- **Recorded information**
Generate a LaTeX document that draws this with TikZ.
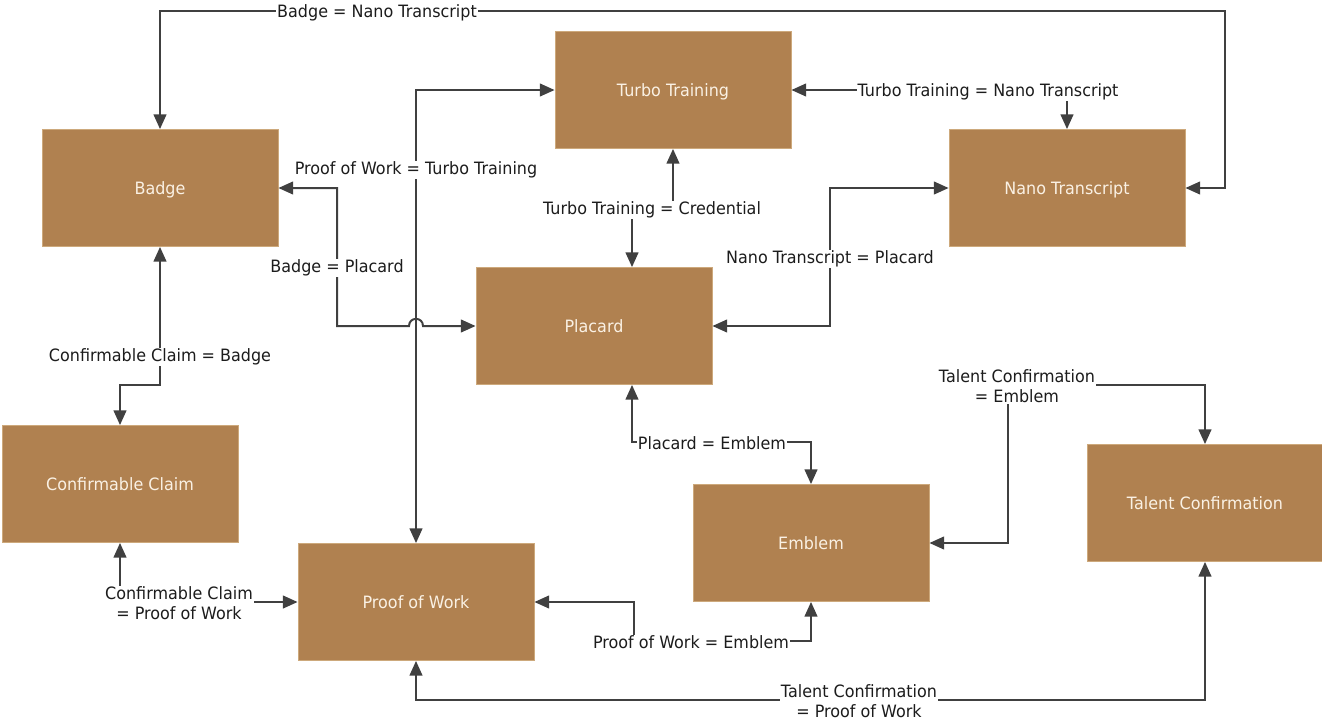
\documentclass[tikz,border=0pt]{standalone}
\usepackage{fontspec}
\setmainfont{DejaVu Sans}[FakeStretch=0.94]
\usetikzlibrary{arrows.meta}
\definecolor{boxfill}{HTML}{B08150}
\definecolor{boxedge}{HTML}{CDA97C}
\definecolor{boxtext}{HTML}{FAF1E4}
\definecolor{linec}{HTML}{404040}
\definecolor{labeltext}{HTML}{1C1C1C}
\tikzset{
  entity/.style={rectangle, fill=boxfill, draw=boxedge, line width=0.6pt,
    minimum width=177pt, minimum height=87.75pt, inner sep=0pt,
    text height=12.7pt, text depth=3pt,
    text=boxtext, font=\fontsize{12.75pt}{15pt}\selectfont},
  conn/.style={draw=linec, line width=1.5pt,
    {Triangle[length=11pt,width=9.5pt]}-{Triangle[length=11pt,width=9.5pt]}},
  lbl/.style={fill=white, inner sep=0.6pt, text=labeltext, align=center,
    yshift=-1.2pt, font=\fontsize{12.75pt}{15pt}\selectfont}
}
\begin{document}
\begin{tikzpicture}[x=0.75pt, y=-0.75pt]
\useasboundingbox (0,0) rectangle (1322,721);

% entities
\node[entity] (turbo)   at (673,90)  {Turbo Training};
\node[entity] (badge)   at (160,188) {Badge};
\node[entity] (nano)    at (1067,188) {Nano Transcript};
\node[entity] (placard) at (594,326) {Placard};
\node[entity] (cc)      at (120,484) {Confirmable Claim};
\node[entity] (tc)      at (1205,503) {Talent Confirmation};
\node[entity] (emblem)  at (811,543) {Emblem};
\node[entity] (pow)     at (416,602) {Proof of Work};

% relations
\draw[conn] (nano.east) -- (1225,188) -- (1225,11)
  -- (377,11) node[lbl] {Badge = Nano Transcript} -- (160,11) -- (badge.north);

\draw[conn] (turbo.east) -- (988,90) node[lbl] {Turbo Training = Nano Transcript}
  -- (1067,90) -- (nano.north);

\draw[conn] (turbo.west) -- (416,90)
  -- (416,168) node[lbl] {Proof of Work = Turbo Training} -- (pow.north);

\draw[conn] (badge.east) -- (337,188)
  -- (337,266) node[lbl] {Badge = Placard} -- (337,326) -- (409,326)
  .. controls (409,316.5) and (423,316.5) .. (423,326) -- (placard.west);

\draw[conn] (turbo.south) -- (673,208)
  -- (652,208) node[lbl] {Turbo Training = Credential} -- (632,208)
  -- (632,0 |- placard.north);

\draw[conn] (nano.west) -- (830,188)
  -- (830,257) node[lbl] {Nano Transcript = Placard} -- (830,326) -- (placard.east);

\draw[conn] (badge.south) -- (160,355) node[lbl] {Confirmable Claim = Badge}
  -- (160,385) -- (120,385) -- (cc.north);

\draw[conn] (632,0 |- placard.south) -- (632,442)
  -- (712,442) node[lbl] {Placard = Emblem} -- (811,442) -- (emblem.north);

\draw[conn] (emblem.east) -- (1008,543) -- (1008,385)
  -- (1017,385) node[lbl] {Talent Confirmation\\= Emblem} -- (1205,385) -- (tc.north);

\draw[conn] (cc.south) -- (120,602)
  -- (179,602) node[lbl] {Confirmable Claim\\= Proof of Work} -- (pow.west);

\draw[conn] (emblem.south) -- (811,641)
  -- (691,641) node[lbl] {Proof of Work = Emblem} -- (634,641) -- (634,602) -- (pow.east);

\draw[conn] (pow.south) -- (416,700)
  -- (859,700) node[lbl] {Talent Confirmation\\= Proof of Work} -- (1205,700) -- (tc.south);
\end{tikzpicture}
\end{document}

- **Exercise description**
Copy the listing in full and without alteration, omitting every picture.

- **Response**
Generate a LaTeX document that draws this with TikZ.
\documentclass[tikz,border=0pt]{standalone}
\usepackage{fontspec}
\setmainfont{DejaVu Sans}[FakeStretch=0.94]
\usetikzlibrary{arrows.meta}
\definecolor{boxfill}{HTML}{B08150}
\definecolor{boxedge}{HTML}{CDA97C}
\definecolor{boxtext}{HTML}{FAF1E4}
\definecolor{linec}{HTML}{404040}
\definecolor{labeltext}{HTML}{1C1C1C}
\tikzset{
  entity/.style={rectangle, fill=boxfill, draw=boxedge, line width=0.6pt,
    minimum width=177pt, minimum height=87.75pt, inner sep=0pt,
    text height=12.7pt, text depth=3pt,
    text=boxtext, font=\fontsize{12.75pt}{15pt}\selectfont},
  conn/.style={draw=linec, line width=1.5pt,
    {Triangle[length=11pt,width=9.5pt]}-{Triangle[length=11pt,width=9.5pt]}},
  lbl/.style={fill=white, inner sep=0.6pt, text=labeltext, align=center,
    yshift=-1.2pt, font=\fontsize{12.75pt}{15pt}\selectfont}
}
\begin{document}
\begin{tikzpicture}[x=0.75pt, y=-0.75pt]
\useasboundingbox (0,0) rectangle (1322,721);

% entities
\node[entity] (turbo)   at (673,90)  {Turbo Training};
\node[entity] (badge)   at (160,188) {Badge};
\node[entity] (nano)    at (1067,188) {Nano Transcript};
\node[entity] (placard) at (594,326) {Placard};
\node[entity] (cc)      at (120,484) {Confirmable Claim};
\node[entity] (tc)      at (1205,503) {Talent Confirmation};
\node[entity] (emblem)  at (811,543) {Emblem};
\node[entity] (pow)     at (416,602) {Proof of Work};

% relations
\draw[conn] (nano.east) -- (1225,188) -- (1225,11)
  -- (377,11) node[lbl] {Badge = Nano Transcript} -- (160,11) -- (badge.north);

\draw[conn] (turbo.east) -- (988,90) node[lbl] {Turbo Training = Nano Transcript}
  -- (1067,90) -- (nano.north);

\draw[conn] (turbo.west) -- (416,90)
  -- (416,168) node[lbl] {Proof of Work = Turbo Training} -- (pow.north);

\draw[conn] (badge.east) -- (337,188)
  -- (337,266) node[lbl] {Badge = Placard} -- (337,326) -- (409,326)
  .. controls (409,316.5) and (423,316.5) .. (423,326) -- (placard.west);

\draw[conn] (turbo.south) -- (673,208)
  -- (652,208) node[lbl] {Turbo Training = Credential} -- (632,208)
  -- (632,0 |- placard.north);

\draw[conn] (nano.west) -- (830,188)
  -- (830,257) node[lbl] {Nano Transcript = Placard} -- (830,326) -- (placard.east);

\draw[conn] (badge.south) -- (160,355) node[lbl] {Confirmable Claim = Badge}
  -- (160,385) -- (120,385) -- (cc.north);

\draw[conn] (632,0 |- placard.south) -- (632,442)
  -- (712,442) node[lbl] {Placard = Emblem} -- (811,442) -- (emblem.north);

\draw[conn] (emblem.east) -- (1008,543) -- (1008,385)
  -- (1017,385) node[lbl] {Talent Confirmation\\= Emblem} -- (1205,385) -- (tc.north);

\draw[conn] (cc.south) -- (120,602)
  -- (179,602) node[lbl] {Confirmable Claim\\= Proof of Work} -- (pow.west);

\draw[conn] (emblem.south) -- (811,641)
  -- (691,641) node[lbl] {Proof of Work = Emblem} -- (634,641) -- (634,602) -- (pow.east);

\draw[conn] (pow.south) -- (416,700)
  -- (859,700) node[lbl] {Talent Confirmation\\= Proof of Work} -- (1205,700) -- (tc.south);
\end{tikzpicture}
\end{document}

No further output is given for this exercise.